Approval from even a small number of GOP senators would also suggest that rampant corporate consolidation, particularly in media and tech, is continuing to scramble the traditional partisan lines and giving some Republicans cover to grant their blessing to Democratic nominees who pledge to fight monopoly power.
That’s particularly true if conservatives view the big companies involved as suppressing right-wing speech: Jonathan Kanter, another progressive pick Biden named to head up the Justice Department’s antitrust division, for instance, was confirmed in November with comfortable bipartisan margins, in part thanks to his longtime criticism of Google.
The race for the Biden agenda
Should Sohn win the seat on the FCC, Democrats could finally begin to implement their telecom agenda, including restoring net neutrality, improving broadband coverage maps and deploying billions in discounts from recent infrastructure funds aimed at boosting internet access for low-income Americans.
During the Wednesday hearing, the panel also voted to advance the nomination of Jessica Rosenworcel, the acting chair of the FCC, whom Biden named to take over in an official capacity. She will soon have to leave the agency, imperiling Biden’s agenda, if she’s not confirmed by the whole Senate for another term.
The committee also advanced the nomination of Alvaro Bedoya, a privacy advocate who would serve as the third Democrat on the Federal Trade Commission. The FTC was pursuing an aggressive agenda to push back on tech and other industries until the departure of a prior Democratic commissioner left the agency with a 2-2 partisan split.
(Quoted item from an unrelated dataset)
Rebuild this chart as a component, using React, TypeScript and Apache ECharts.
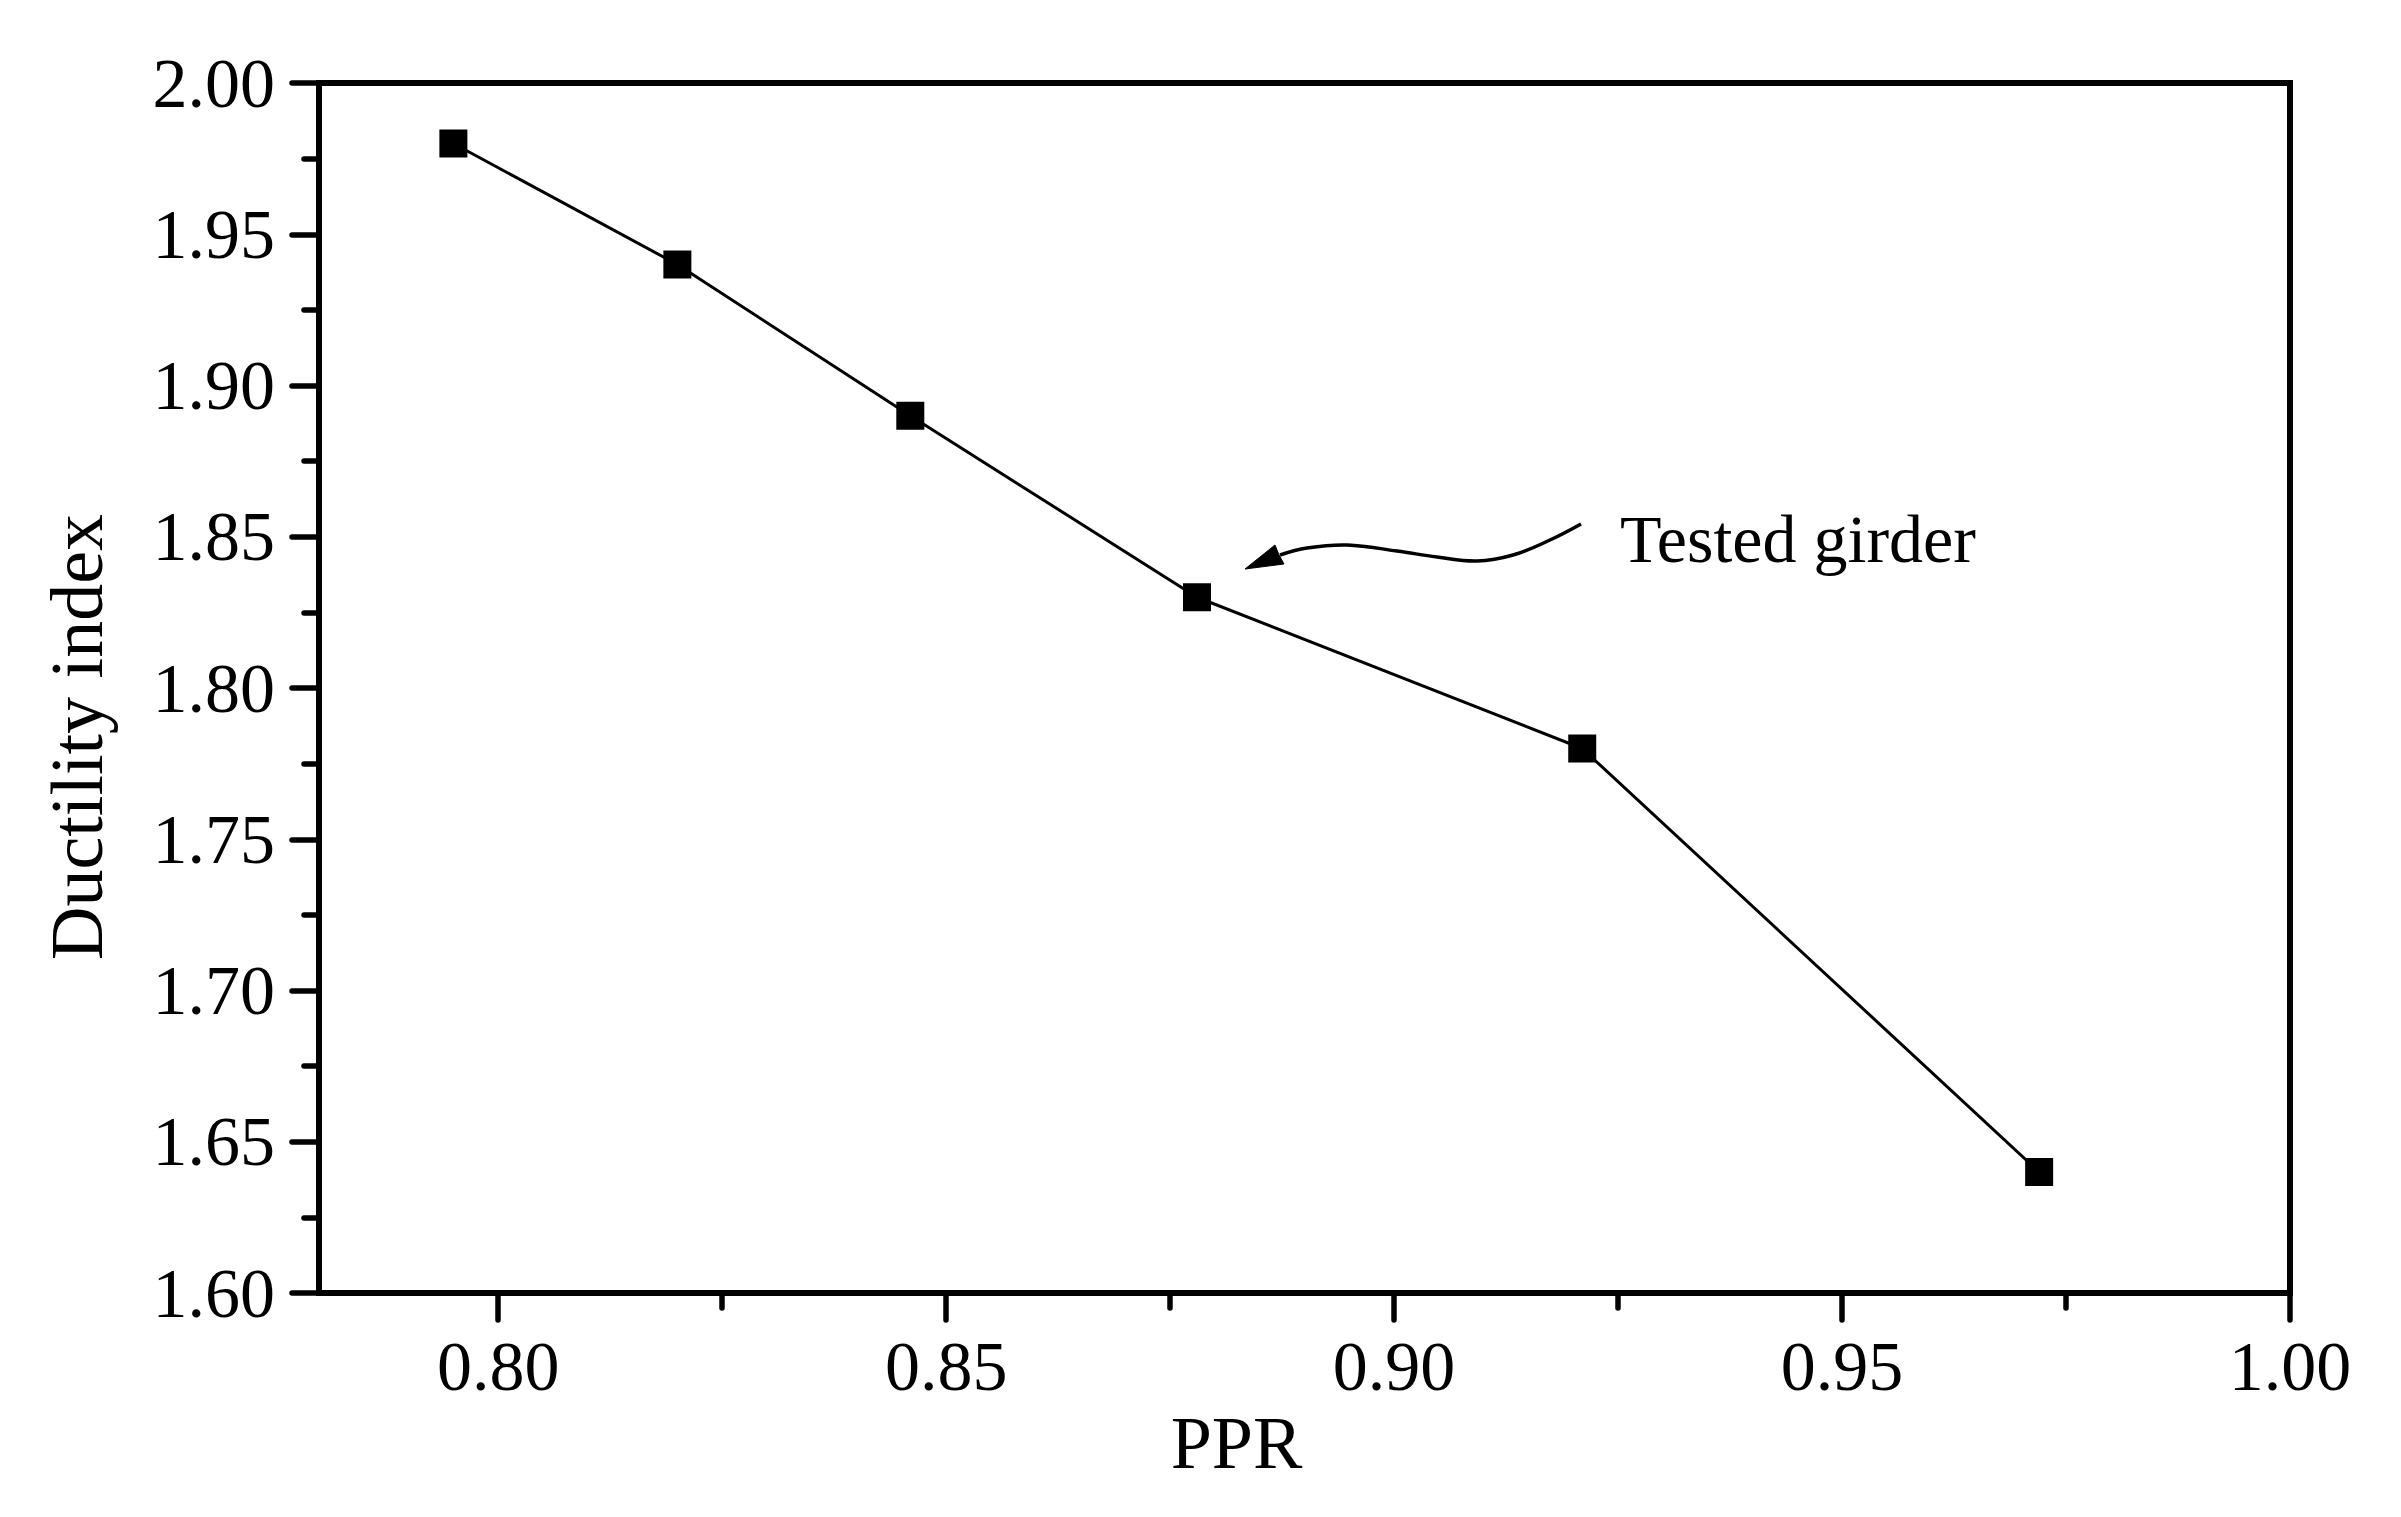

Bedoya, whom Republicans have also cast as biased against conservatives, passed in a party-line vote.
In addition on Wednesday, Alan Davidson, whom Biden named to head up National Telecommunications and Information Administration, testified about his nomination. The formerly sleepy role of leading NTIA is taking on new prominence with the passage of the infrastructure bill, which allows the office to write rules for and oversee the distribution of $42.5 billion in broadband grants to states.